TASK TO CARRY OUT: Everything in the listing except the pictures should be written out exactly.
----
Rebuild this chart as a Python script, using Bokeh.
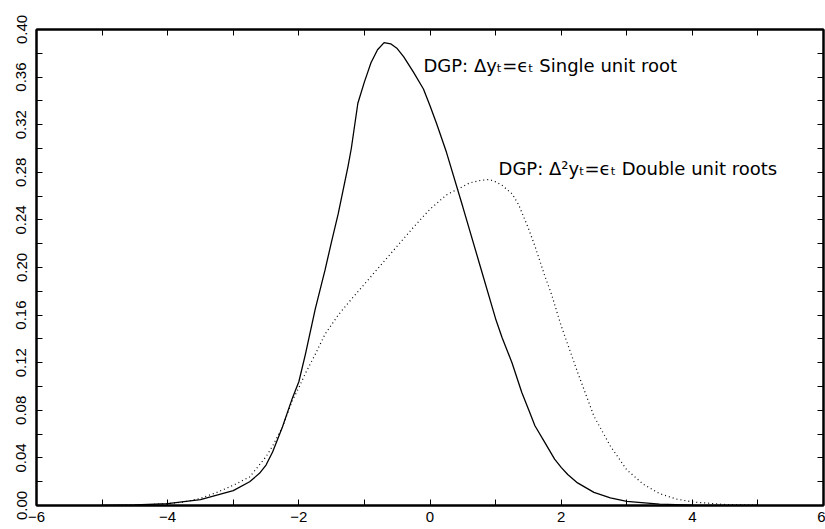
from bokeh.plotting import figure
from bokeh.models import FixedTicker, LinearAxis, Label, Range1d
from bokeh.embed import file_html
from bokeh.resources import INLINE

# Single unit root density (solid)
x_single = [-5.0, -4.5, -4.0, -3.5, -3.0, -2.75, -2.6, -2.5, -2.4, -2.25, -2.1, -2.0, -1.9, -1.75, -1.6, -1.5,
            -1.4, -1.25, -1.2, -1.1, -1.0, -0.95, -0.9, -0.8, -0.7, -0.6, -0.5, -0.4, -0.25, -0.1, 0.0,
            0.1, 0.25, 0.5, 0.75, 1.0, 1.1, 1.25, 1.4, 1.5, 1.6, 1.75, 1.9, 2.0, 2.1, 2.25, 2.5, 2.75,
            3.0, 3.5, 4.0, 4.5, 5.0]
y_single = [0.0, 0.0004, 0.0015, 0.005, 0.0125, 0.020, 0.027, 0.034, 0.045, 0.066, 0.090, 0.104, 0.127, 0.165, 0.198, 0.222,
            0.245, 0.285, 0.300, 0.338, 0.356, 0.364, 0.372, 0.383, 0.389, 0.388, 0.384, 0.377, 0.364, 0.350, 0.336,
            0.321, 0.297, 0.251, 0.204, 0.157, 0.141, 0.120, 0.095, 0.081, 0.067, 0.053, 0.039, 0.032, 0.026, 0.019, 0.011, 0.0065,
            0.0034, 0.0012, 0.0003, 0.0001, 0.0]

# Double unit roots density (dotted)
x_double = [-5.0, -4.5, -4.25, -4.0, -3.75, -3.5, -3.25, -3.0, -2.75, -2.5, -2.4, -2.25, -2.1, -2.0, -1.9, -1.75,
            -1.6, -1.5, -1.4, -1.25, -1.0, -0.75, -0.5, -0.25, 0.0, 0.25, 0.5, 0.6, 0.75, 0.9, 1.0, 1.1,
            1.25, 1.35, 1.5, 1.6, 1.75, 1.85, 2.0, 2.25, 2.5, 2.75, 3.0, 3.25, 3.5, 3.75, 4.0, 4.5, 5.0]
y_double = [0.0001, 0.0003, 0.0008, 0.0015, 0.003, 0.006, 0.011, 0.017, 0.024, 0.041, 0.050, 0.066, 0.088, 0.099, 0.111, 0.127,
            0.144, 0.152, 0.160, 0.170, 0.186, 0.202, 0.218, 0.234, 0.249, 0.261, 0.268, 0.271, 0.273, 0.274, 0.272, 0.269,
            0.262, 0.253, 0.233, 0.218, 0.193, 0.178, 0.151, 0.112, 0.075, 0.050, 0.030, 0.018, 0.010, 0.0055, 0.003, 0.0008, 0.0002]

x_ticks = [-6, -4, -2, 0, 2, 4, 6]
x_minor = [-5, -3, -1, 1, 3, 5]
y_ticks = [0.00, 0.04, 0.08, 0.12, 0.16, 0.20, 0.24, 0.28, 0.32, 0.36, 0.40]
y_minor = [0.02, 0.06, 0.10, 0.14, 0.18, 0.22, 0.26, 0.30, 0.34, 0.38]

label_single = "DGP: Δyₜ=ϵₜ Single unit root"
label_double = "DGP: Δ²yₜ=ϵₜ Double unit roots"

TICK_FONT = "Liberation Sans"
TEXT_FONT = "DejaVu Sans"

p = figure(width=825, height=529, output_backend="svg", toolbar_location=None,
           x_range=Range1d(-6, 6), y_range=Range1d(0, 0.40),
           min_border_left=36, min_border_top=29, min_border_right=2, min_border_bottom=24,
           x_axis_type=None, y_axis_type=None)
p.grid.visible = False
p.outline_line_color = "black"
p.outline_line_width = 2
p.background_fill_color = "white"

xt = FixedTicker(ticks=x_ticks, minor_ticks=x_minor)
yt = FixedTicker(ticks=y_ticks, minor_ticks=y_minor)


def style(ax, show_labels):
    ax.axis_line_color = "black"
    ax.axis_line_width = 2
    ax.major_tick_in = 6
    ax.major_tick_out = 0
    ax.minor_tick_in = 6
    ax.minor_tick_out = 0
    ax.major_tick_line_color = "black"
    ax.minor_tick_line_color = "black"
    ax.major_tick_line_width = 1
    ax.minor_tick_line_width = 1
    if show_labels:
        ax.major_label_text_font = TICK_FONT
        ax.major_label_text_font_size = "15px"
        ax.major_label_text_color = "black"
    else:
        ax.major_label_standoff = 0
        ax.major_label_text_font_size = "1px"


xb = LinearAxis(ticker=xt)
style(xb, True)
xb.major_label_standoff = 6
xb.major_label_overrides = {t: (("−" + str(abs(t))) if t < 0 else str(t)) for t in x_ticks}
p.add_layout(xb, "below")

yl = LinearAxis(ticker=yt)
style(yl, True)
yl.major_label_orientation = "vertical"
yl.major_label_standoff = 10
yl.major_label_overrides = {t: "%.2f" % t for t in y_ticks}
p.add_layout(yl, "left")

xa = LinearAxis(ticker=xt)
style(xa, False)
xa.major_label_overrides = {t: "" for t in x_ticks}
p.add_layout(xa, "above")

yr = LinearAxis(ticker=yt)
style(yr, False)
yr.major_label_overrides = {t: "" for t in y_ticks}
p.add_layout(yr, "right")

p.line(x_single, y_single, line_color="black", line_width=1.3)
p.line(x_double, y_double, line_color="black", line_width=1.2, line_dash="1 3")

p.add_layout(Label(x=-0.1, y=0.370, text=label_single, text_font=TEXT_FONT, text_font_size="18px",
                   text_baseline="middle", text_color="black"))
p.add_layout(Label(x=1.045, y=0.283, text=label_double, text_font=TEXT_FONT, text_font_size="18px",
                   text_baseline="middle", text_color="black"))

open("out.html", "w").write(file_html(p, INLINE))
----
EXPECTED ANSWER:
Rebuild this chart as a Python script, using Bokeh.
from bokeh.plotting import figure
from bokeh.models import FixedTicker, LinearAxis, Label, Range1d
from bokeh.embed import file_html
from bokeh.resources import INLINE

# Single unit root density (solid)
x_single = [-5.0, -4.5, -4.0, -3.5, -3.0, -2.75, -2.6, -2.5, -2.4, -2.25, -2.1, -2.0, -1.9, -1.75, -1.6, -1.5,
            -1.4, -1.25, -1.2, -1.1, -1.0, -0.95, -0.9, -0.8, -0.7, -0.6, -0.5, -0.4, -0.25, -0.1, 0.0,
            0.1, 0.25, 0.5, 0.75, 1.0, 1.1, 1.25, 1.4, 1.5, 1.6, 1.75, 1.9, 2.0, 2.1, 2.25, 2.5, 2.75,
            3.0, 3.5, 4.0, 4.5, 5.0]
y_single = [0.0, 0.0004, 0.0015, 0.005, 0.0125, 0.020, 0.027, 0.034, 0.045, 0.066, 0.090, 0.104, 0.127, 0.165, 0.198, 0.222,
            0.245, 0.285, 0.300, 0.338, 0.356, 0.364, 0.372, 0.383, 0.389, 0.388, 0.384, 0.377, 0.364, 0.350, 0.336,
            0.321, 0.297, 0.251, 0.204, 0.157, 0.141, 0.120, 0.095, 0.081, 0.067, 0.053, 0.039, 0.032, 0.026, 0.019, 0.011, 0.0065,
            0.0034, 0.0012, 0.0003, 0.0001, 0.0]

# Double unit roots density (dotted)
x_double = [-5.0, -4.5, -4.25, -4.0, -3.75, -3.5, -3.25, -3.0, -2.75, -2.5, -2.4, -2.25, -2.1, -2.0, -1.9, -1.75,
            -1.6, -1.5, -1.4, -1.25, -1.0, -0.75, -0.5, -0.25, 0.0, 0.25, 0.5, 0.6, 0.75, 0.9, 1.0, 1.1,
            1.25, 1.35, 1.5, 1.6, 1.75, 1.85, 2.0, 2.25, 2.5, 2.75, 3.0, 3.25, 3.5, 3.75, 4.0, 4.5, 5.0]
y_double = [0.0001, 0.0003, 0.0008, 0.0015, 0.003, 0.006, 0.011, 0.017, 0.024, 0.041, 0.050, 0.066, 0.088, 0.099, 0.111, 0.127,
            0.144, 0.152, 0.160, 0.170, 0.186, 0.202, 0.218, 0.234, 0.249, 0.261, 0.268, 0.271, 0.273, 0.274, 0.272, 0.269,
            0.262, 0.253, 0.233, 0.218, 0.193, 0.178, 0.151, 0.112, 0.075, 0.050, 0.030, 0.018, 0.010, 0.0055, 0.003, 0.0008, 0.0002]

x_ticks = [-6, -4, -2, 0, 2, 4, 6]
x_minor = [-5, -3, -1, 1, 3, 5]
y_ticks = [0.00, 0.04, 0.08, 0.12, 0.16, 0.20, 0.24, 0.28, 0.32, 0.36, 0.40]
y_minor = [0.02, 0.06, 0.10, 0.14, 0.18, 0.22, 0.26, 0.30, 0.34, 0.38]

label_single = "DGP: Δyₜ=ϵₜ Single unit root"
label_double = "DGP: Δ²yₜ=ϵₜ Double unit roots"

TICK_FONT = "Liberation Sans"
TEXT_FONT = "DejaVu Sans"

p = figure(width=825, height=529, output_backend="svg", toolbar_location=None,
           x_range=Range1d(-6, 6), y_range=Range1d(0, 0.40),
           min_border_left=36, min_border_top=29, min_border_right=2, min_border_bottom=24,
           x_axis_type=None, y_axis_type=None)
p.grid.visible = False
p.outline_line_color = "black"
p.outline_line_width = 2
p.background_fill_color = "white"

xt = FixedTicker(ticks=x_ticks, minor_ticks=x_minor)
yt = FixedTicker(ticks=y_ticks, minor_ticks=y_minor)


def style(ax, show_labels):
    ax.axis_line_color = "black"
    ax.axis_line_width = 2
    ax.major_tick_in = 6
    ax.major_tick_out = 0
    ax.minor_tick_in = 6
    ax.minor_tick_out = 0
    ax.major_tick_line_color = "black"
    ax.minor_tick_line_color = "black"
    ax.major_tick_line_width = 1
    ax.minor_tick_line_width = 1
    if show_labels:
        ax.major_label_text_font = TICK_FONT
        ax.major_label_text_font_size = "15px"
        ax.major_label_text_color = "black"
    else:
        ax.major_label_standoff = 0
        ax.major_label_text_font_size = "1px"


xb = LinearAxis(ticker=xt)
style(xb, True)
xb.major_label_standoff = 6
xb.major_label_overrides = {t: (("−" + str(abs(t))) if t < 0 else str(t)) for t in x_ticks}
p.add_layout(xb, "below")

yl = LinearAxis(ticker=yt)
style(yl, True)
yl.major_label_orientation = "vertical"
yl.major_label_standoff = 10
yl.major_label_overrides = {t: "%.2f" % t for t in y_ticks}
p.add_layout(yl, "left")

xa = LinearAxis(ticker=xt)
style(xa, False)
xa.major_label_overrides = {t: "" for t in x_ticks}
p.add_layout(xa, "above")

yr = LinearAxis(ticker=yt)
style(yr, False)
yr.major_label_overrides = {t: "" for t in y_ticks}
p.add_layout(yr, "right")

p.line(x_single, y_single, line_color="black", line_width=1.3)
p.line(x_double, y_double, line_color="black", line_width=1.2, line_dash="1 3")

p.add_layout(Label(x=-0.1, y=0.370, text=label_single, text_font=TEXT_FONT, text_font_size="18px",
                   text_baseline="middle", text_color="black"))
p.add_layout(Label(x=1.045, y=0.283, text=label_double, text_font=TEXT_FONT, text_font_size="18px",
                   text_baseline="middle", text_color="black"))

open("out.html", "w").write(file_html(p, INLINE))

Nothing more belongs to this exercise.